Today I had a Barium Enema procedure. Previous to the procedure I had been experiencing significant cramping, nausea, vomiting, constipation, diareah etc.... Anyway, as the technician & doctor started to fill me up with barium... it was clear to see on the imaging machine that there was a significant narrowing of my colon. They barely got started filling my colon with barium only to find that the barium started leaking out of my rectum. What a mess. Needless to say they aborted the procedure (much to my relief as it was starting to get painful from cramping). They tried to release more barium but no go. Some was making it past the narrowing but very litte. They decided to abort the procedure right then.So my question is.... is this common to have an aborted barium enema? What could this possibly mean?I had a feeling there was some partial blockage of my intestines... based on the kind of symptoms I have experienced over the last 6 months. Does anyone know what could be the cause of this narrowing... or what can be done to correct?I am waiting to see a specialist, but the wait time is months!Thanks for any feedback.Canadave


----------



## BQ (May 22, 2000)

It may have been just a spasm or contraction of the intestine at the time. Ask your Dr, or call the facility where you had it done for a copy of the radiologist's report on your test.


----------



## canadave (Aug 17, 2011)

BQ said:


> It may have been just a spasm or contraction of the intestine at the time. Ask your Dr, or call the facility where you had it done for a copy of the radiologist's report on your test.
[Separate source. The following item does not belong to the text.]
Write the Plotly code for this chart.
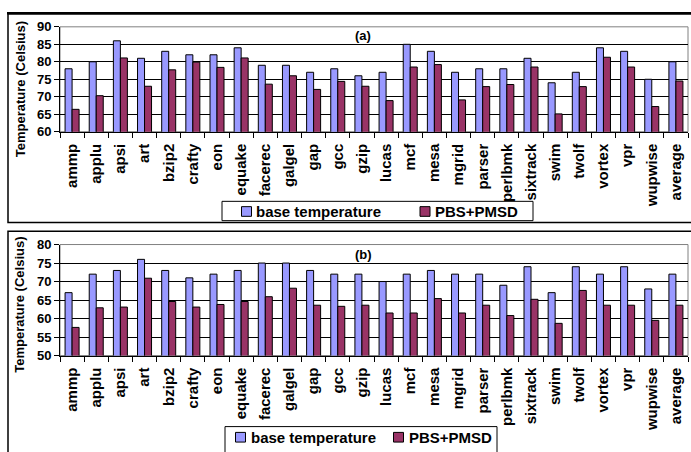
import plotly.graph_objects as go

W, H = 691, 452

categories = ["ammp", "applu", "apsi", "art", "bzip2", "crafty", "eon", "equake",
              "facerec", "galgel", "gap", "gcc", "gzip", "lucas", "mcf", "mesa",
              "mgrid", "parser", "perlbmk", "sixtrack", "swim", "twolf", "vortex",
              "vpr", "wupwise", "average"]

a_base = [78, 80, 86, 81, 83, 82, 82, 84, 79, 79, 77, 78, 76, 77, 85, 83,
          77, 78, 78, 81, 74, 77, 84, 83, 75, 80]
a_pbs = [66.4, 70.3, 81.1, 73.0, 77.7, 79.9, 78.4, 81.1, 73.6, 76.0, 72.1, 74.4, 73.0, 68.9, 78.5, 79.2,
         69.1, 72.9, 73.5, 78.5, 65.1, 72.9, 81.3, 78.5, 67.2, 74.5]

b_base = [67, 72, 73, 76, 73, 71, 72, 73, 75, 75, 73, 72, 72, 70, 72, 73,
          72, 72, 69, 74, 67, 74, 72, 74, 68, 72]
b_pbs = [57.6, 62.9, 63.1, 70.9, 64.6, 63.1, 63.8, 64.6, 65.9, 68.2, 63.6, 63.3, 63.6, 61.5, 61.5, 65.4,
         61.5, 63.6, 60.8, 65.2, 58.7, 67.6, 63.6, 63.6, 59.5, 63.6]

series_names = ["base temperature", "PBS+PMSD"]
colors = ["#9999FF", "#993366"]

FONT = "Liberation Sans, Arial, sans-serif"


def px_x(p):
    return p / W


def px_y(p):
    return 1 - p / H


fig = go.Figure()

for name, vals, col in zip(series_names, [a_base, a_pbs], colors):
    fig.add_trace(go.Bar(x=categories, y=vals, name=name,
                         marker=dict(color=col, line=dict(color="black", width=1)),
                         xaxis="x", yaxis="y", showlegend=False))
for name, vals, col in zip(series_names, [b_base, b_pbs], colors):
    fig.add_trace(go.Bar(x=categories, y=vals, name=name,
                         marker=dict(color=col, line=dict(color="black", width=1)),
                         xaxis="x2", yaxis="y2", showlegend=False))

xdom = [px_x(60), px_x(688)]
common_x = dict(type="category", tickangle=-90, ticks="outside", ticklen=5, tickcolor="black",
                tickson="boundaries", showline=True, linecolor="black", linewidth=1, showgrid=False,
                tickfont=dict(family=FONT, size=15, color="black", weight="bold"), ticklabelstandoff=5,
                domain=xdom)
common_y = dict(ticks="outside", ticklen=5, tickcolor="black", showline=True, linecolor="black",
                linewidth=1, showgrid=True, gridcolor="black", gridwidth=1, dtick=5,
                tickfont=dict(family=FONT, size=13, color="black", weight="bold"), zeroline=False)

fig.update_layout(
    width=W, height=H, margin=dict(l=0, r=0, t=0, b=0),
    paper_bgcolor="white", plot_bgcolor="white",
    barmode="group", bargap=0.42, bargroupgap=0,
    xaxis=dict(common_x, anchor="y"),
    yaxis=dict(common_y, anchor="x", domain=[px_y(129), px_y(20.5)], range=[60, 90]),
    xaxis2=dict(common_x, anchor="y2"),
    yaxis2=dict(common_y, anchor="x2", domain=[px_y(360.5), px_y(245.7)], range=[50, 80]),
    showlegend=False,
)

shapes = []
# plot area frames (gray)
for xr, yr in [("x domain", "y domain"), ("x2 domain", "y2 domain")]:
    shapes.append(dict(type="rect", xref=xr, yref=yr, x0=0, x1=1, y0=0, y1=1,
                       line=dict(color="#808080", width=1), layer="below"))
# outer boxes
shapes.append(dict(type="rect", xref="paper", yref="paper", x0=px_x(8), x1=px_x(705),
                   y0=px_y(223), y1=px_y(7), line=dict(color="black", width=1.5)))
shapes.append(dict(type="line", xref="paper", yref="paper", x0=px_x(7), x1=px_x(705),
                   y0=px_y(6.5), y1=px_y(6.5), line=dict(color="black", width=2.5)))
shapes.append(dict(type="rect", xref="paper", yref="paper", x0=px_x(8), x1=px_x(705),
                   y0=px_y(470), y1=px_y(232), line=dict(color="black", width=1.5)))

ann_font = dict(family=FONT, size=13, color="black", weight="bold")
leg_font = dict(family=FONT, size=15, color="black", weight="bold")
annotations = [
    dict(text="(a)", xref="paper", yref="paper", x=px_x(363), y=px_y(29), showarrow=False,
         font=ann_font, xanchor="center", yanchor="middle"),
    dict(text="(b)", xref="paper", yref="paper", x=px_x(363), y=px_y(256), showarrow=False,
         font=ann_font, xanchor="center", yanchor="middle"),
    dict(text="Temperature (Celsius)", xref="paper", yref="paper", x=px_x(20), y=px_y(85),
         textangle=-90, showarrow=False, font=ann_font, xanchor="center", yanchor="middle"),
    dict(text="Temperature (Celsius)", xref="paper", yref="paper", x=px_x(20), y=px_y(308),
         textangle=-90, showarrow=False, font=ann_font, xanchor="center", yanchor="middle"),
]

# legends (box, colour keys, labels) for both panels
legend_boxes = [
    # box x0, x1, y0, y1, key x positions, text x positions, centre y
    dict(box=(222, 533, 201, 221), keys=(241.5, 420), texts=(254, 433), cy=211.5),
    dict(box=(225, 497, 434, 470), keys=(235.5, 393.5), texts=(248.5, 406.5), cy=445),
]
for lb in legend_boxes:
    bx0, bx1, by0, by1 = lb["box"]
    shapes.append(dict(type="rect", xref="paper", yref="paper", x0=px_x(bx0), x1=px_x(bx1),
                       y0=px_y(by1), y1=px_y(by0), line=dict(color="black", width=1),
                       fillcolor="white"))
    for kx, tx, name, col in zip(lb["keys"], lb["texts"], series_names, colors):
        shapes.append(dict(type="rect", xref="paper", yref="paper", x0=px_x(kx), x1=px_x(kx + 10),
                           y0=px_y(lb["cy"] + 5), y1=px_y(lb["cy"] - 5),
                           line=dict(color="black", width=1), fillcolor=col))
        annotations.append(dict(text=name, xref="paper", yref="paper", x=px_x(tx), y=px_y(lb["cy"]),
                                showarrow=False, font=leg_font, xanchor="left", yanchor="middle"))

fig.update_layout(shapes=shapes, annotations=annotations)

fig.write_html("out.html")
Thanks for your reply.Today I went to see a GI specialist. He said based on the radiologist's report from the aborted Barium Enema Xray, and my symptoms which have persisted now for close to 6 months... he is pretty sure that surgery will be required to fix my problem.This Friday he will be performing a colonoscopy to confirm whether or not I have a tumor growth or diverticular stricture. He also wants to send me for a CT Scan (he already has stool sample and a host of blood work in his possession).I'm concerned because he has already started talking about surgery within 10 minutes of my first visit. This is basically what he said:1. Diagnosis with colonoscopy (and already completed tests)2. CT Scan to confirm3. Surgery to fixI was hoping for a more conservative approach. Is surgery absolutely necessary for narrowing of the colon?Thanks...


----------



## BQ (May 22, 2000)

If something is blocking it.. or if it has twisted.. yes!


----------